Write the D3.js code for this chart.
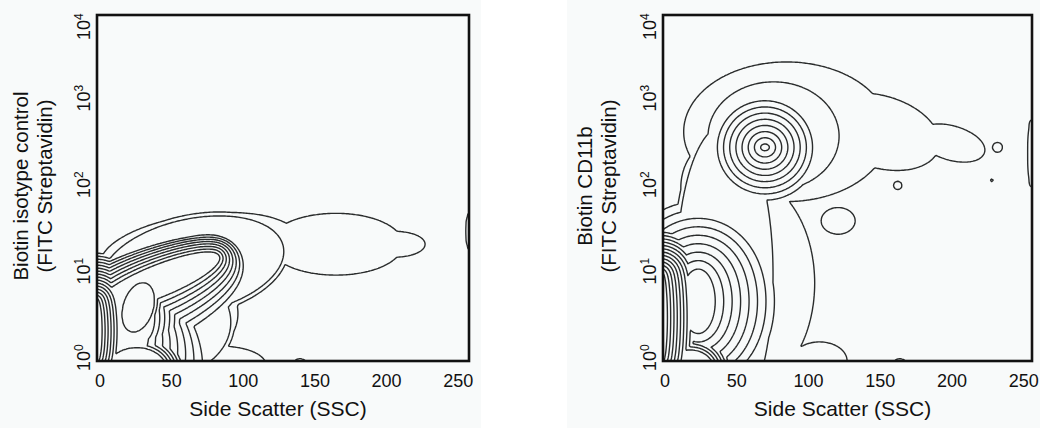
<!DOCTYPE html>
<html><head><meta charset="utf-8">
<script src="https://cdn.jsdelivr.net/npm/d3@7"></script>
<style>
body{margin:0;background:#fff}
text{font-family:"Liberation Sans",Arial,Helvetica,sans-serif;fill:#111}
</style></head>
<body><svg id="c" width="1040" height="428"></svg>
<script>
// ---------- data ----------
const sscTicks = [0, 50, 100, 150, 200, 250];
const fitcTicks = [1, 10, 100, 1000, 10000];
const xTitle = "Side Scatter (SSC)";
const yTitles = [["Biotin isotype control", "(FITC Streptavidin)"], ["Biotin CD11b", "(FITC Streptavidin)"]];
const contourLevels = [1, 2, 4, 8, 16, 32, 64, 128, 256, 512, 1024, 2048, 4096, 8192, 16384, 32768];
// populations: [SSC centre, log10 FITC centre, half-width SSC, half-width decades, tilt,
//               density level, edge softness (SSC units), softness change per decade]
const isotypePops = [
  [-3, 0.35, 3, 0.35, 0, 60000, 3, 0],
  [5, 0.3, 27, 0.42, 0, 700, 7, -4],
  [42, 0.932, 40.95, 0.313, 0.824, 700, 4, -3],
  [30, 0.5, 7, 0.25, 0, 700, 5, 0],
  [27, 0.62, 11, 0.28, 0.3, 1150, 3, 0],
  [26, -0.12, 21, 0.27, 0, 1150, 3, 0],
  [65, 1.1, 62, 0.55, 0.3, 3, 4, 0],
  [45, 0.45, 45, 0.6, 0, 3, 4, 0],
  [70, 1.25, 68, 0.44, 0.3, 1.5, 4, 0],
  [45, 0.55, 50, 0.6, 0, 1.5, 4, 0],
  [85, -0.05, 30, 0.2, 0, 1.5, 3, 0],
  [165, 1.35, 45, 0.33, 0, 1.5, 4, 0],
  [205, 1.35, 21, 0.13, 0, 1.5, 3, 0],
  [259, 1.5, 3, 0.22, 0, 1.5, 1, 0],
  [140, -0.03, 4, 0.05, 0, 1.5, 1, 0]
];
const cd11bPops = [
  [-3, 0.5, 3, 0.5, 0, 60000, 3.3, 0],
  [23.5, 0.69, 10.5, 0.35, 0, 300, 8.5, 0],
  [18, -0.1, 16, 0.22, 0, 600, 3, 0],
  [70, 2.47, 2.5, 0.03, 0, 560, 6.2, 0],
  [42, 1.0, 32, 1.7, 0, 3, 4, 0],
  [76, 2.6, 44, 0.6, 0, 3, 4, 0],
  [55, 0.9, 48, 1.2, 0, 1.5, 4, 0],
  [35, 2.0, 22, 0.5, 0, 1.5, 4, 0],
  [85, 2.65, 70, 0.78, 0, 1.5, 4, 0],
  [150, 2.65, 40, 0.42, -0.3, 1.5, 4, 0],
  [200, 2.52, 22, 0.2, -0.4, 1.5, 3, 0],
  [108, 0, 18, 0.2, 0, 1.5, 3, 0],
  [121, 1.62, 11, 0.14, 0, 1.5, 2, 0],
  [162.5, 2.03, 2.5, 0.04, 0, 1.5, 1, 0],
  [232, 2.47, 3, 0.05, 0, 1.5, 1, 0],
  [228, 2.09, 0.7, 0.012, 0, 1.5, 0.6, 0],
  [255.5, 2.4, 2, 0.38, 0, 1.5, 1, 0],
  [164, -0.03, 4, 0.05, 0, 1.5, 1, 0]
];
const panelPops = [isotypePops, cd11bPops];

// ---------- layout ----------
const svg = d3.select("#c");
const panels = [
  {bg: [0, 481], fx0: 97, fx1: 469, x0: 99.5, x250: 457.7, titleX: 278, ytx: [27.5, 51.7]},
  {bg: [567, 1040], fx0: 663, fx1: 1032, x0: 664.5, x250: 1023.3, titleX: 842.5, ytx: [592, 616]}
];
const fy0 = 15, fy1 = 361;
const yScale = d3.scaleLog().domain([1, 10000]).range([fy1, fy0]);

panels.forEach(p => {
  svg.append("rect").attr("x", p.bg[0]).attr("y", 0).attr("width", p.bg[1] - p.bg[0]).attr("height", 428).attr("fill", "#f8fafa");
});

function segDist2(px, py, a, b) {
  const vx = b[0] - a[0], vy = b[1] - a[1];
  const wx = px - a[0], wy = py - a[1];
  const L = vx * vx + vy * vy;
  let t = L > 0 ? (wx * vx + wy * vy) / L : 0;
  t = Math.max(0, Math.min(1, t));
  const dx = wx - t * vx, dy = wy - t * vy;
  return dx * dx + dy * dy;
}

panels.forEach((p, pi) => {
  const pops = panelPops[pi];
  const xScale = d3.scaleLinear().domain([0, 250]).range([p.x0, p.x250]);
  const pxPerSSC = (p.x250 - p.x0) / 250;
  const pxPerDec = (yScale(1) - yScale(10));
  const EQ = pxPerDec / pxPerSSC;
  const sMin = xScale.invert(p.fx0), sMax = xScale.invert(p.fx1);
  const nx = 260, ny = 240;
  const values = new Float64Array(nx * ny);
  const NB = 160;
  const comps = pops.map(c => {
    const [cx, cu, ax, au, rho, level, edge, slope] = c;
    const ay = au * EQ;
    const sxx = ax * ax, syy = ay * ay, sxy = rho * ax * ay;
    const tr = sxx + syy, det = sxx * syy - sxy * sxy;
    const disc = Math.sqrt(Math.max(tr * tr / 4 - det, 0));
    const a = Math.sqrt(tr / 2 + disc), b = Math.sqrt(Math.max(tr / 2 - disc, 1e-6));
    const th = 0.5 * Math.atan2(2 * sxy, sxx - syy);
    const ct = Math.cos(th), st = Math.sin(th);
    const pts = [];
    for (let k = 0; k < NB; k++) {
      const t = 2 * Math.PI * k / NB;
      const ex = a * Math.cos(t), ey = b * Math.sin(t);
      pts.push([cx + ex * ct - ey * st, cu * EQ + ex * st + ey * ct]);
    }
    return {cx, cu, cy: cu * EQ, a, b, ct, st, level, edge, slope: slope || 0, pts};
  });
  function compValue(c, s, y, u, cur) {
    const dx = s - c.cx, dy = y - c.cy;
    const e1 = (dx * c.ct + dy * c.st) / c.a, e2 = (-dx * c.st + dy * c.ct) / c.b;
    const r = Math.sqrt(e1 * e1 + e2 * e2);
    if (r <= 1) return c.level;
    let lam = c.edge + c.slope * (u - c.cu);
    if (c.slope !== 0) lam = Math.max(2.5, lam);
    if (c.level * Math.exp(-(r - 1) * c.b / lam) < Math.max(cur, 0.3)) return 0;
    let m = Infinity, km = 0;
    const P = c.pts, n = P.length;
    for (let k = 0; k < n; k++) {
      const ddx = s - P[k][0], ddy = y - P[k][1];
      const dd = ddx * ddx + ddy * ddy;
      if (dd < m) { m = dd; km = k; }
    }
    const d2 = Math.min(m, segDist2(s, y, P[km], P[(km + 1) % n]), segDist2(s, y, P[(km + n - 1) % n], P[km]));
    return c.level * Math.exp(-Math.sqrt(d2) / lam);
  }
  for (let j = 0; j < ny; j++) {
    const u = (j + 0.5) * 4 / ny, y = u * EQ;
    for (let i = 0; i < nx; i++) {
      const s = sMin + (i + 0.5) * (sMax - sMin) / nx;
      let v = 0;
      for (const c of comps) v = Math.max(v, compValue(c, s, y, u, v));
      values[j * nx + i] = v;
    }
  }
  const contours = d3.contours().size([nx, ny]).thresholds(contourLevels)(values);
  const fw = p.fx1 - p.fx0, fh = fy1 - fy0;
  const proj = d3.geoTransform({point: function(x, y) {
    this.stream.point(p.fx0 + x * fw / nx, fy1 - y * fh / ny);
  }});
  const path = d3.geoPath(proj);
  const clipId = "clip" + pi;
  svg.append("clipPath").attr("id", clipId).append("rect")
    .attr("x", p.fx0).attr("y", fy0).attr("width", fw).attr("height", fh);
  svg.append("g").attr("clip-path", `url(#${clipId})`)
    .selectAll("path").data(contours).join("path")
    .attr("d", path).attr("fill", "none").attr("stroke", "#2a2c2c").attr("stroke-width", 1.4)
    .attr("stroke-linejoin", "round");
  svg.append("rect").attr("x", p.fx0).attr("y", fy0).attr("width", fw).attr("height", fh)
    .attr("fill", "none").attr("stroke", "#111").attr("stroke-width", 2.6);

  // x axis
  const xAxis = d3.axisBottom(xScale).tickValues(sscTicks).tickSize(0).tickPadding(0);
  const gx = svg.append("g").attr("transform", `translate(0,${fy1})`).call(xAxis);
  gx.select(".domain").remove();
  gx.selectAll("text").attr("y", 26).attr("dy", 0).attr("font-size", 18)
    .style("font-family", '"Liberation Sans",Arial,sans-serif').attr("fill", "#111");
  svg.append("text").attr("x", p.titleX).attr("y", 416).attr("text-anchor", "middle")
    .attr("font-size", 21).text(xTitle);

  // y axis (log decades, rotated labels)
  const yl = svg.append("g");
  fitcTicks.forEach(t => {
    const ys = Math.max(yScale(t) + 10, fy0 + 25);
    const tx = yl.append("text").attr("transform", `translate(${p.fx0 - 7},${ys}) rotate(-90)`)
      .attr("font-size", 18);
    tx.append("tspan").text("10");
    tx.append("tspan").attr("dy", -7).attr("font-size", 12).text(String(Math.round(Math.log10(t))));
  });
  yTitles[pi].forEach((line, li) => {
    svg.append("text").attr("transform", `translate(${p.ytx[li]},${186}) rotate(-90)`)
      .attr("text-anchor", "middle").attr("font-size", 20.5).text(line);
  });
});
</script></body></html>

**Task objective:**
Review the preceding data and report every line that includes the string "this".

**Answer to the task:**
Write the D3.js code for this chart.
    this.stream.point(p.fx0 + x * fw / nx, fy1 - y * fh / ny);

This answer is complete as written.